:: Dataset extract ::

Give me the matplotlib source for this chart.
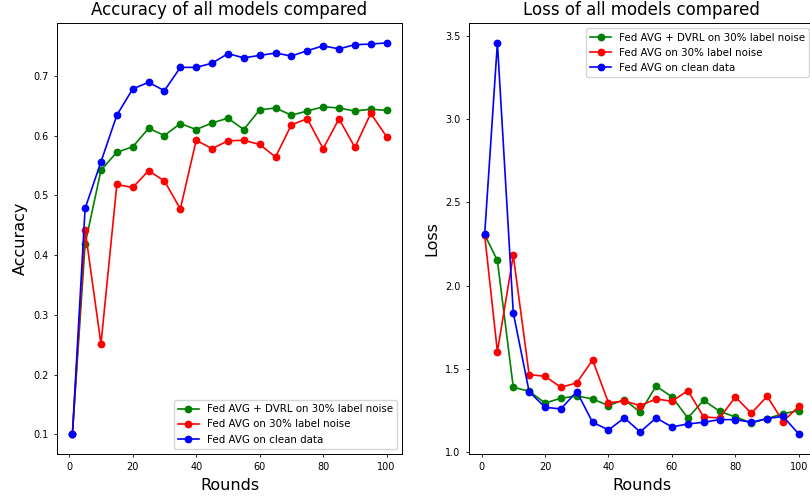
import matplotlib
matplotlib.use("Agg")
import matplotlib.pyplot as plt

rounds = [1, 5, 10, 15, 20, 25, 30, 35, 40, 45, 50, 55, 60, 65, 70, 75, 80, 85, 90, 95, 100]

acc_dvrl = [0.100, 0.418, 0.542, 0.572, 0.581, 0.612, 0.600, 0.620, 0.610, 0.621, 0.629,
            0.610, 0.643, 0.646, 0.634, 0.641, 0.648, 0.646, 0.641, 0.644, 0.642]
acc_noise = [0.100, 0.442, 0.251, 0.518, 0.513, 0.541, 0.524, 0.477, 0.592, 0.578, 0.591,
             0.592, 0.585, 0.564, 0.618, 0.628, 0.578, 0.628, 0.580, 0.637, 0.598]
acc_clean = [0.100, 0.478, 0.556, 0.634, 0.678, 0.689, 0.675, 0.714, 0.714, 0.721, 0.737,
             0.730, 0.734, 0.738, 0.733, 0.742, 0.750, 0.745, 0.752, 0.753, 0.755]

loss_dvrl = [2.305, 2.151, 1.390, 1.366, 1.296, 1.324, 1.338, 1.320, 1.280, 1.316, 1.240,
             1.398, 1.332, 1.206, 1.312, 1.246, 1.212, 1.176, 1.202, 1.232, 1.250]
loss_noise = [2.302, 1.604, 2.182, 1.466, 1.456, 1.390, 1.416, 1.554, 1.296, 1.308, 1.280,
              1.320, 1.306, 1.370, 1.212, 1.206, 1.332, 1.234, 1.336, 1.184, 1.276]
loss_clean = [2.310, 3.457, 1.838, 1.364, 1.270, 1.260, 1.364, 1.180, 1.134, 1.206, 1.122,
              1.206, 1.152, 1.170, 1.180, 1.196, 1.196, 1.180, 1.202, 1.216, 1.108]

labels = ["Fed AVG + DVRL on 30% label noise", "Fed AVG on 30% label noise", "Fed AVG on clean data"]
colors = ["green", "red", "blue"]

fig = plt.figure(figsize=(8.1, 4.96), dpi=100)
ax1 = fig.add_axes([0.070, 0.085, 0.4267, 0.868])
ax2 = fig.add_axes([0.579, 0.085, 0.4267, 0.868])

for ax, series, title, ylabel, loc in [
    (ax1, [acc_dvrl, acc_noise, acc_clean], "Accuracy of all models compared", "Accuracy", "lower right"),
    (ax2, [loss_dvrl, loss_noise, loss_clean], "Loss of all models compared", "Loss", "upper right"),
]:
    for vals, lab, c in zip(series, labels, colors):
        ax.plot(rounds, vals, "o-", color=c, label=lab, markersize=4.6, linewidth=1.2)
    ax.set_title(title, fontsize=12)
    ax.set_xlabel("Rounds", fontsize=11.5)
    ax.set_ylabel(ylabel, fontsize=11.5)
    ax.tick_params(labelsize=7, length=2.5, width=0.6)
    for s in ax.spines.values():
        s.set_linewidth(0.7)
    ax.legend(loc=loc, fontsize=7.4)

fig.savefig("out.png", dpi=100)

:::

> [Given task]:
Without the pictures, print the whole listing exactly as given.

> [Written reply]:
Give me the matplotlib source for this chart.
import matplotlib
matplotlib.use("Agg")
import matplotlib.pyplot as plt

rounds = [1, 5, 10, 15, 20, 25, 30, 35, 40, 45, 50, 55, 60, 65, 70, 75, 80, 85, 90, 95, 100]

acc_dvrl = [0.100, 0.418, 0.542, 0.572, 0.581, 0.612, 0.600, 0.620, 0.610, 0.621, 0.629,
            0.610, 0.643, 0.646, 0.634, 0.641, 0.648, 0.646, 0.641, 0.644, 0.642]
acc_noise = [0.100, 0.442, 0.251, 0.518, 0.513, 0.541, 0.524, 0.477, 0.592, 0.578, 0.591,
             0.592, 0.585, 0.564, 0.618, 0.628, 0.578, 0.628, 0.580, 0.637, 0.598]
acc_clean = [0.100, 0.478, 0.556, 0.634, 0.678, 0.689, 0.675, 0.714, 0.714, 0.721, 0.737,
             0.730, 0.734, 0.738, 0.733, 0.742, 0.750, 0.745, 0.752, 0.753, 0.755]

loss_dvrl = [2.305, 2.151, 1.390, 1.366, 1.296, 1.324, 1.338, 1.320, 1.280, 1.316, 1.240,
             1.398, 1.332, 1.206, 1.312, 1.246, 1.212, 1.176, 1.202, 1.232, 1.250]
loss_noise = [2.302, 1.604, 2.182, 1.466, 1.456, 1.390, 1.416, 1.554, 1.296, 1.308, 1.280,
              1.320, 1.306, 1.370, 1.212, 1.206, 1.332, 1.234, 1.336, 1.184, 1.276]
loss_clean = [2.310, 3.457, 1.838, 1.364, 1.270, 1.260, 1.364, 1.180, 1.134, 1.206, 1.122,
              1.206, 1.152, 1.170, 1.180, 1.196, 1.196, 1.180, 1.202, 1.216, 1.108]

labels = ["Fed AVG + DVRL on 30% label noise", "Fed AVG on 30% label noise", "Fed AVG on clean data"]
colors = ["green", "red", "blue"]

fig = plt.figure(figsize=(8.1, 4.96), dpi=100)
ax1 = fig.add_axes([0.070, 0.085, 0.4267, 0.868])
ax2 = fig.add_axes([0.579, 0.085, 0.4267, 0.868])

for ax, series, title, ylabel, loc in [
    (ax1, [acc_dvrl, acc_noise, acc_clean], "Accuracy of all models compared", "Accuracy", "lower right"),
    (ax2, [loss_dvrl, loss_noise, loss_clean], "Loss of all models compared", "Loss", "upper right"),
]:
    for vals, lab, c in zip(series, labels, colors):
        ax.plot(rounds, vals, "o-", color=c, label=lab, markersize=4.6, linewidth=1.2)
    ax.set_title(title, fontsize=12)
    ax.set_xlabel("Rounds", fontsize=11.5)
    ax.set_ylabel(ylabel, fontsize=11.5)
    ax.tick_params(labelsize=7, length=2.5, width=0.6)
    for s in ax.spines.values():
        s.set_linewidth(0.7)
    ax.legend(loc=loc, fontsize=7.4)

fig.savefig("out.png", dpi=100)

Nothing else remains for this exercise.